High availability¶
The control plane is deployed as a standalone application. If using our Helm chart, it's possible to deploy multiple replicas in different availability zones which can provide operational redundancy.
To make sure only one instance performs infrastructure changes, the control plane implements leader election and automatically selects one pod to serve all requests.
How it works¶
Kubernetes only
This feature is only supported when running the control plane with Kubernetes. While a different synchronization primitive
could have been used, we rely on the Kubernetes Service to redirect traffic.
When an instance of the control plane deployment is started, it attempts to acquire a Lease from the Kubernetes API. The lease is short-lived and is renewed periodically.

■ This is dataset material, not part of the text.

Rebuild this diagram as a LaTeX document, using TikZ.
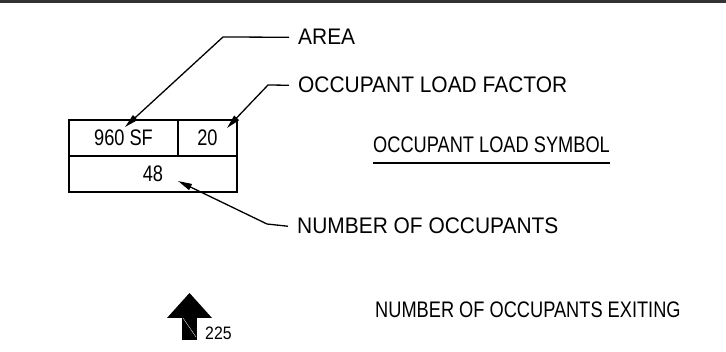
\documentclass[tikz,border=0pt]{standalone}
\usepackage{fontspec}
\setmainfont{Liberation Sans}
\newfontfamily\leftfont[FakeStretch=0.93]{Liberation Sans}
\newfontfamily\narrowfont[FakeStretch=0.81]{Liberation Sans}
\newfontfamily\numfont[FakeStretch=0.88]{Liberation Sans}
\usetikzlibrary{arrows.meta}
\tikzset{
  lab/.style={anchor=base west, inner sep=0pt, font=\leftfont\fontsize{22.5}{25}\selectfont},
  rlab/.style={anchor=base west, inner sep=0pt, font=\narrowfont\fontsize{22.5}{25}\selectfont},
  cell/.style={draw, line width=1.4pt, inner sep=0pt, font=\narrowfont\fontsize{22.5}{25}\selectfont},
  leader/.style={line width=1.3pt, -{Triangle[length=14pt,width=6.5pt]}},
}
\begin{document}
\begin{tikzpicture}[x=1pt,y=-1pt]
\useasboundingbox (0,0) rectangle (726,352);
\fill[black!80] (0,0) rectangle (726,3);

% symbol box
\node[cell, minimum width=109pt, minimum height=36pt] (c1) at (123.5,138) {960 SF};
\node[cell, minimum width=59pt, minimum height=36pt] (c2) at (207.5,138) {20};
\node[cell, minimum width=168pt, minimum height=36pt] (c3) at (153,174) {48};

% labels
\node[lab] (area) at (298,45) {AREA};
\node[lab] (olf) at (298,93) {OCCUPANT LOAD FACTOR};
\node[lab] (num) at (297,234) {NUMBER OF OCCUPANTS};
\node[rlab] (sym) at (373,153) {OCCUPANT LOAD SYMBOL};
\node[rlab] (exit) at (375,318) {NUMBER OF OCCUPANTS EXITING};
\draw[line width=1.3pt] ([yshift=-10pt]sym.base west) -- ([yshift=-10pt]sym.base east);

% leaders
\coordinate (ka) at (223,37);
\coordinate (ta) at (125,127);
\coordinate (ko) at (268,85);
\coordinate (to) at (227,128);
\coordinate (kn) at (267,224);
\coordinate (tn) at (178,181);
\draw[leader] ([xshift=-9pt]area.west) -- (ka) -- (ta);
\draw[leader] ([xshift=-9pt]olf.west) -- (ko) -- (to);
\draw[leader] ([xshift=-9pt]num.west) -- (kn) -- (tn);

% exiting arrow
\fill (167,318) -- (189.5,293) -- (212,318) -- cycle;
\fill (182,317) rectangle (197,340);
\draw[white, line width=0.3pt] (183,318) -- (196,337);
\node[anchor=base west, inner sep=0pt, font=\numfont\fontsize{18}{20}\selectfont] (n225) at (205,340) {225};
\end{tikzpicture}
\end{document}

Whichever instance acquires the lease first will report itself as "Ready" to the Service. This ensures that only one instance can respond to API requests from both PgDog and the web UI.
Configuration¶
This feature is disabled by default. It can be enabled and configured in the Helm chart:
control:
config:
leader:
enabled: true
lease_name: "control2"
lease_duration_secs: 15
lease_interval_secs: 5
release_timeout_secs: 5
Most of these settings have sane defaults:
| Configuration | Description |
|---|---|
enabled |
Toggle leader election on or off. It is disabled by default (false). |
lease_name |
The name of the Lease resource. Change it if you're planning to deploy more than one control plane per namespace. |
lease_duration_secs |
Lease duration. Longer values prevent lease takeover due to clock skew, but slow down redeployments after unexpected pod termination. |
lease_interval_secs |
How often the control plane leader attempts to renew the lease. |
release_timeout_secs |
How long the control plane will wait while shutting down gracefully for the lease to be released. |
Default deployment¶
By default, the control plane is deployed with only one replica. This is usually sufficient since high availability is not essential for normal operations and PgDog pods can tolerate intermittent control plane downtime.